_GIVEN PROBLEM_
Every line below that contains "this" is to be copied.

_ENTRIES_
[Start]

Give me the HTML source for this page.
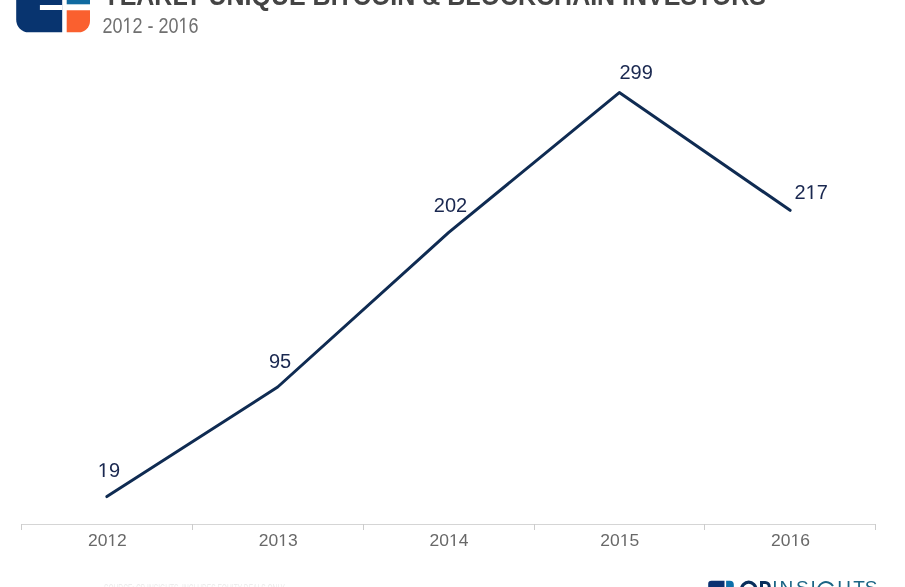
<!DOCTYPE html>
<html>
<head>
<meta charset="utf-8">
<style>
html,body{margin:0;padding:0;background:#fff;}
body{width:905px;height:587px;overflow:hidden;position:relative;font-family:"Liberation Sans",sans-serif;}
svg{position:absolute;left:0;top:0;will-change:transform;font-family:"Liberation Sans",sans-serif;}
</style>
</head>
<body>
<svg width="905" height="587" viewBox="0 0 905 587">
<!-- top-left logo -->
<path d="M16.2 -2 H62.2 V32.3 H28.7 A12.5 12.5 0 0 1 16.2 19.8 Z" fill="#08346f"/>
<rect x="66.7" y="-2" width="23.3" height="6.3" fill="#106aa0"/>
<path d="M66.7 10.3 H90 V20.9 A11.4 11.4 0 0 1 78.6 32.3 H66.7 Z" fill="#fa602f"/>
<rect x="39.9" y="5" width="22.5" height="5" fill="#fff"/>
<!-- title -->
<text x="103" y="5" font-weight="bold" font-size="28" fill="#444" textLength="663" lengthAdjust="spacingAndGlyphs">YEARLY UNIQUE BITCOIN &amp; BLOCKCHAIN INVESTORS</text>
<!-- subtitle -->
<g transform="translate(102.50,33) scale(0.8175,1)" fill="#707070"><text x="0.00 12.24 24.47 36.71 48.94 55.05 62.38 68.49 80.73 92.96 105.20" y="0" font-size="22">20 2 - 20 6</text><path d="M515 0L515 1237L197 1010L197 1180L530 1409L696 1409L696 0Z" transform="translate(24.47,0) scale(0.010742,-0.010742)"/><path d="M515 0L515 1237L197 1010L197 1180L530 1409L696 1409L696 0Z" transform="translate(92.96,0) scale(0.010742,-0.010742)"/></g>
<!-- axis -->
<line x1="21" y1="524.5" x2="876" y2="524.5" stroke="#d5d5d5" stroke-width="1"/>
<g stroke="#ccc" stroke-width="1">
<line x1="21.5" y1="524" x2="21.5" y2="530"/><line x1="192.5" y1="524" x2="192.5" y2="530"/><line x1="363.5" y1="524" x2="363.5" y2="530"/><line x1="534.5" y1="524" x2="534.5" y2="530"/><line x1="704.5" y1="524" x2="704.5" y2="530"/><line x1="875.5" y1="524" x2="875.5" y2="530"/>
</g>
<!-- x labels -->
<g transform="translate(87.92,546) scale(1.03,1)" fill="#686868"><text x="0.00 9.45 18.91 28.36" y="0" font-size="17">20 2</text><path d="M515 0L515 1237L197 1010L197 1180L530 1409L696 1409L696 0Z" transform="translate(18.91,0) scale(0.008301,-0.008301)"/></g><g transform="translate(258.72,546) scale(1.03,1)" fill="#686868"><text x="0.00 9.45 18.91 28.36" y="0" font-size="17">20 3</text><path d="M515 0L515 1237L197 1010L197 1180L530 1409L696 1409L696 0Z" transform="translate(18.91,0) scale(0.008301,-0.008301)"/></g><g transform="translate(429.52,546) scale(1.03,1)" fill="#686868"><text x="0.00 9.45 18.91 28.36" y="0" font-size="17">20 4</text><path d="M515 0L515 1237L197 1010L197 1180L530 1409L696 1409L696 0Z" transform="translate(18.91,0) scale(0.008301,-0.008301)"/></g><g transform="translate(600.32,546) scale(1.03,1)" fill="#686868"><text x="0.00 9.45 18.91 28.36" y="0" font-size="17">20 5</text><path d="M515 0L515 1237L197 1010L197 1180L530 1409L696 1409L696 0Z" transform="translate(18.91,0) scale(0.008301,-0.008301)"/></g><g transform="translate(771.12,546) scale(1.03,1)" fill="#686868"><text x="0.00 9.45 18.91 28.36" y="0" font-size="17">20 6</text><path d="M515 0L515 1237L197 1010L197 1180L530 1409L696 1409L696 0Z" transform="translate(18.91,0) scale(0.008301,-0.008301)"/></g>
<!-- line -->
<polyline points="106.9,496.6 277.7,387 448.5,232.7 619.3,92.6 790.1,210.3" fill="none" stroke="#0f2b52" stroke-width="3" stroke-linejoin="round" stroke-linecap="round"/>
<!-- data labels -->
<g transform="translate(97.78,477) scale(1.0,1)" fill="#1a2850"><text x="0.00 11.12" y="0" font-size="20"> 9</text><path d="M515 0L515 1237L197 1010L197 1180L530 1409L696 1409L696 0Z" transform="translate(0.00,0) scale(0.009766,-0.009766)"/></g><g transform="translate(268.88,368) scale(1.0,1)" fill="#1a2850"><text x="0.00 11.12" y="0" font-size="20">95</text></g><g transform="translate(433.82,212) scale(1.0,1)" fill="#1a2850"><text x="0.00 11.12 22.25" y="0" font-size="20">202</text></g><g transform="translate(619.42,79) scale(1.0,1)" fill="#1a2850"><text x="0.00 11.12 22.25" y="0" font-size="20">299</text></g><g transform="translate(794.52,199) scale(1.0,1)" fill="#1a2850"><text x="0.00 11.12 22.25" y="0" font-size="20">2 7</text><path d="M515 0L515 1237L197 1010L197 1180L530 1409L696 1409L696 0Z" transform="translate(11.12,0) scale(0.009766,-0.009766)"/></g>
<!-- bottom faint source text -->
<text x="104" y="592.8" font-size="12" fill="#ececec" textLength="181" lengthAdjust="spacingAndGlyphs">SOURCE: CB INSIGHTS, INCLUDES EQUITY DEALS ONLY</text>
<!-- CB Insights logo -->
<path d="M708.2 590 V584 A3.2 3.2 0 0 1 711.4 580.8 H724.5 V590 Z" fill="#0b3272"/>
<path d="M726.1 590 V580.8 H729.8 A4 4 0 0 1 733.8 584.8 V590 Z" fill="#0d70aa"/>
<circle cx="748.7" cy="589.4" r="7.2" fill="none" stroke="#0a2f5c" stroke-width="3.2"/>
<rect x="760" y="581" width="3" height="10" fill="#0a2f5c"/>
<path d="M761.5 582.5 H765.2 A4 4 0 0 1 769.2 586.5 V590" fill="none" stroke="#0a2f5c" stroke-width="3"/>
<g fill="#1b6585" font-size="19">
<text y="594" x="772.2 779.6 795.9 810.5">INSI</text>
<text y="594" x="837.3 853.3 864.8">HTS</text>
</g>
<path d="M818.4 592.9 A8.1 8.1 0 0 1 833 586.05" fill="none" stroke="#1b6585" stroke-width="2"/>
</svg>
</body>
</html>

[End]
[Start]

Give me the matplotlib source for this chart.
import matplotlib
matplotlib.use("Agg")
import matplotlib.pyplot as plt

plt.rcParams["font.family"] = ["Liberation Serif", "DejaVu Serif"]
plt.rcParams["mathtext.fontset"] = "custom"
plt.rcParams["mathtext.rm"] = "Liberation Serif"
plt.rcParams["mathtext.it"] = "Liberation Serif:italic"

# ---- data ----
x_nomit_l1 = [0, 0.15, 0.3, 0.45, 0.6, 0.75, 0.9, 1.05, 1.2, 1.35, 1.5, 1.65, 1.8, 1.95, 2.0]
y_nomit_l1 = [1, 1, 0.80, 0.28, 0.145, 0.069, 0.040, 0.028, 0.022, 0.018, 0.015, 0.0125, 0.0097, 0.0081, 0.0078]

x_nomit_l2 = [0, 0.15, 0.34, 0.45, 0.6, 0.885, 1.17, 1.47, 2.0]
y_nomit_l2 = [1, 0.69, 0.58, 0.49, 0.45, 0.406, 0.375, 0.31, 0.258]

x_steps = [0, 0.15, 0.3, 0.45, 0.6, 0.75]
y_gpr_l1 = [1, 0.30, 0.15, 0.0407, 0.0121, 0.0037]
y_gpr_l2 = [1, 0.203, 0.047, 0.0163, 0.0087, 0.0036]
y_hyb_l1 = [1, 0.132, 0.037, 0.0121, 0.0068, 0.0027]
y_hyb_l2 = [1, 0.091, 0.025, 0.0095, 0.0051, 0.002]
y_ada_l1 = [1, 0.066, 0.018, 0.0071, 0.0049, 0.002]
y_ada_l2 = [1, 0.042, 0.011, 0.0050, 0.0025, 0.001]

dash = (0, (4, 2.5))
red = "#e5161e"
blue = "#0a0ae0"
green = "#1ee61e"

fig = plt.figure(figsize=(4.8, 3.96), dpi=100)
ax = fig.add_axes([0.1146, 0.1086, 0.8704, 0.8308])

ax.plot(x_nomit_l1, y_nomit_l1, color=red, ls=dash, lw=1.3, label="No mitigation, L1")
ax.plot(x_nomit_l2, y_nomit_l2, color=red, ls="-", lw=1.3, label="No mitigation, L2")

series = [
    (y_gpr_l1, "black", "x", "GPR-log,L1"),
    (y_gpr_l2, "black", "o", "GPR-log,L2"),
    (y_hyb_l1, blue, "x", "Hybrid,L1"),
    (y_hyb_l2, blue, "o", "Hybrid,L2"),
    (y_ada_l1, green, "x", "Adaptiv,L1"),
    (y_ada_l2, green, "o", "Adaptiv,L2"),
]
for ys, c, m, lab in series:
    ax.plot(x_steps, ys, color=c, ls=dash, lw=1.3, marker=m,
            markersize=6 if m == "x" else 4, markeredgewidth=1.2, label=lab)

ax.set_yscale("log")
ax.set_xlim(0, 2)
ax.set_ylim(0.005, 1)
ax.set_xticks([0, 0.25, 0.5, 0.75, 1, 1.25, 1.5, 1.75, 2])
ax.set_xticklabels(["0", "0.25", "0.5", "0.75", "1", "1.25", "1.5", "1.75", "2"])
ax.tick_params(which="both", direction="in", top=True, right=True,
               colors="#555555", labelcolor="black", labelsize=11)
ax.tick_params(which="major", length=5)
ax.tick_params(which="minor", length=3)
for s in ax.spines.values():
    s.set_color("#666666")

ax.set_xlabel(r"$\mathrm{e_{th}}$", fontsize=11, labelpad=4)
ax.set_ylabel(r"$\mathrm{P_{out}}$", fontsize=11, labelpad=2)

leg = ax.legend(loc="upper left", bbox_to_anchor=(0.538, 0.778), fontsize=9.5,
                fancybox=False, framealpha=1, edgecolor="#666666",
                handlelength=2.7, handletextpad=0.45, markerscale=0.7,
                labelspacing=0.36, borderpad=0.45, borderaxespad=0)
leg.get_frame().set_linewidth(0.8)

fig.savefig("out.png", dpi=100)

[End]
[Start]

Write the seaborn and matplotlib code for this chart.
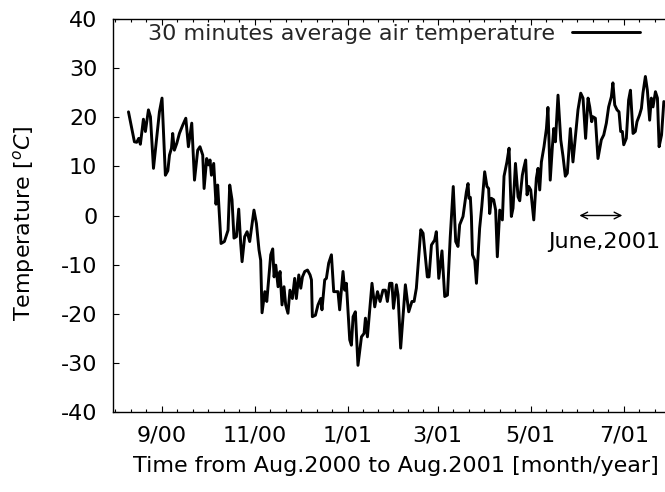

[End]

_THE SOLUTION_
Give me the HTML source for this page.
Give me the matplotlib source for this chart.
Write the seaborn and matplotlib code for this chart.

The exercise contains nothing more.